**Task objective:** Your task is to copy each line that has the word "this".

Entries with chart source code:
________

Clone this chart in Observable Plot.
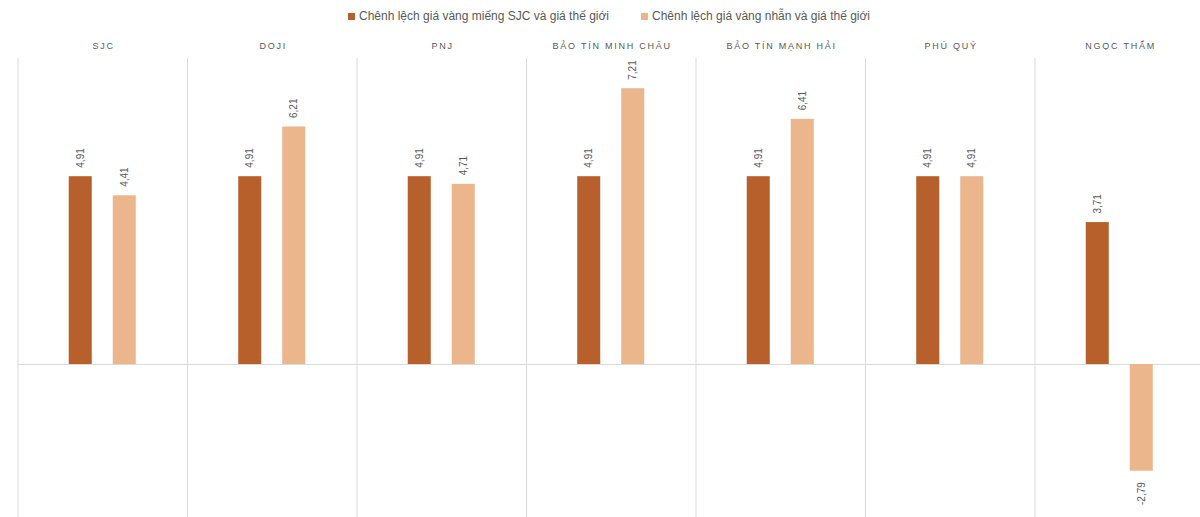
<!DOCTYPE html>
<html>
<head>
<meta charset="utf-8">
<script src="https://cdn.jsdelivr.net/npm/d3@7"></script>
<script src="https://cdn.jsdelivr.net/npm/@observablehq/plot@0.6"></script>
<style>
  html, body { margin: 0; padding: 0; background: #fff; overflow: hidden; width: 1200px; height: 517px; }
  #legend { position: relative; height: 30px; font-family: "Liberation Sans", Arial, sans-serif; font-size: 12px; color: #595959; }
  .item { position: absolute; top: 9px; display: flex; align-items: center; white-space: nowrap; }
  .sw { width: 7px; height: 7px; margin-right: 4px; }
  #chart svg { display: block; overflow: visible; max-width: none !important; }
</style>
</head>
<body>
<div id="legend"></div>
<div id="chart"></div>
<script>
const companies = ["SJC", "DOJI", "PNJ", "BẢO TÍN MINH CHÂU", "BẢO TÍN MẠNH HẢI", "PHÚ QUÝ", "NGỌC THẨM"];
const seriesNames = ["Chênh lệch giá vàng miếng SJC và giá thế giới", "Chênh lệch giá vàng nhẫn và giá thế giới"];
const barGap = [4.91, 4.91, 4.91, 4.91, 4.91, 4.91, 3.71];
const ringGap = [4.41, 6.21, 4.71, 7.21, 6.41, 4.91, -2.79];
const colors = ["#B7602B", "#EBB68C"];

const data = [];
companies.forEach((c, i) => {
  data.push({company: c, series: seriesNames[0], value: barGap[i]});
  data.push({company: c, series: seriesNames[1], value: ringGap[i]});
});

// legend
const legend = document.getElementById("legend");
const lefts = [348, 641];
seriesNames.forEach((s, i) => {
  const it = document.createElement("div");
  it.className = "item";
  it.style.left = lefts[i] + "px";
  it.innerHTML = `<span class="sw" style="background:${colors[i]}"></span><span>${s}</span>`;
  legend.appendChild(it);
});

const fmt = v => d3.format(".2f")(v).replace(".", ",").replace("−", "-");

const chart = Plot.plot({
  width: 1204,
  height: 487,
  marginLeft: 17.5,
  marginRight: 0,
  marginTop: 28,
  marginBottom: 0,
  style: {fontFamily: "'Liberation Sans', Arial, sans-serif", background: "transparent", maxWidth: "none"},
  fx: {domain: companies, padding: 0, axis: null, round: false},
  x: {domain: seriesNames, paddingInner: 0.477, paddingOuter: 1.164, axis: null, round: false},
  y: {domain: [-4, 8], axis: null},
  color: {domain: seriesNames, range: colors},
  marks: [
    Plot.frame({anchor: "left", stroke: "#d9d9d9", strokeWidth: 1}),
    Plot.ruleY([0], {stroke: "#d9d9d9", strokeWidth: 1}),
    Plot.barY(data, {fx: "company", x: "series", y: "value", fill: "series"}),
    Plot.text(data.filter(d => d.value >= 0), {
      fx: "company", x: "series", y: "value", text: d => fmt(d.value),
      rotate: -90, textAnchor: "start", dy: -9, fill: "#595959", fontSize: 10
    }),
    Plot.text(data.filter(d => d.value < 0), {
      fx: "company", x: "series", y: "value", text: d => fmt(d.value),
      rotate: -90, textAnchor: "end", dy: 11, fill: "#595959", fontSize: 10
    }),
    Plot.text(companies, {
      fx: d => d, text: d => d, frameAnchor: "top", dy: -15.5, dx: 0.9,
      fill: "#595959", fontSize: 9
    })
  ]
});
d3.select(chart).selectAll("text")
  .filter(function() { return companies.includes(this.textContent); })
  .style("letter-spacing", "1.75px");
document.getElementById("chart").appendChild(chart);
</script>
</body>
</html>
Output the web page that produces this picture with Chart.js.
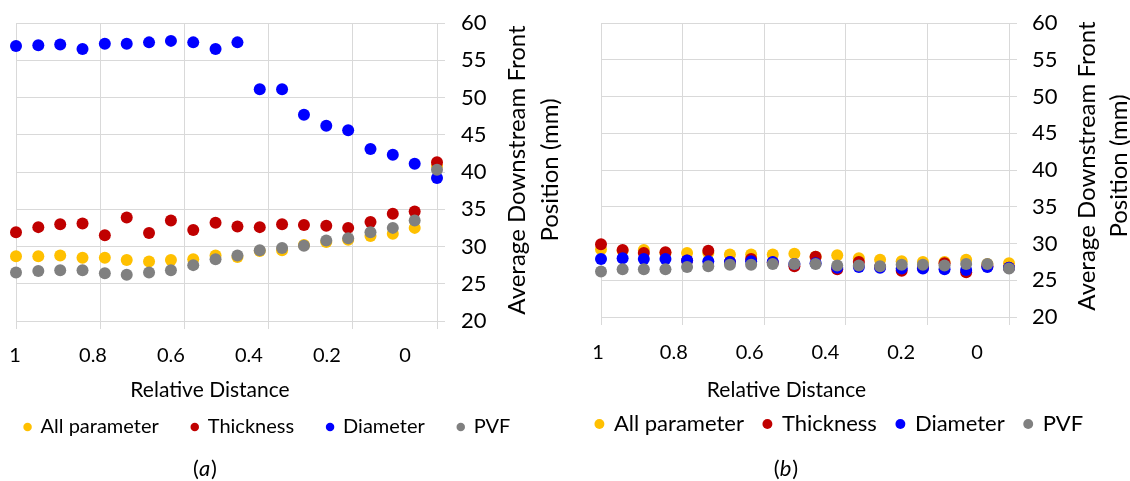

________

**Full response:**
Clone this chart in Observable Plot.
  .filter(function() { return companies.includes(this.textContent); })
Output the web page that produces this picture with Chart.js.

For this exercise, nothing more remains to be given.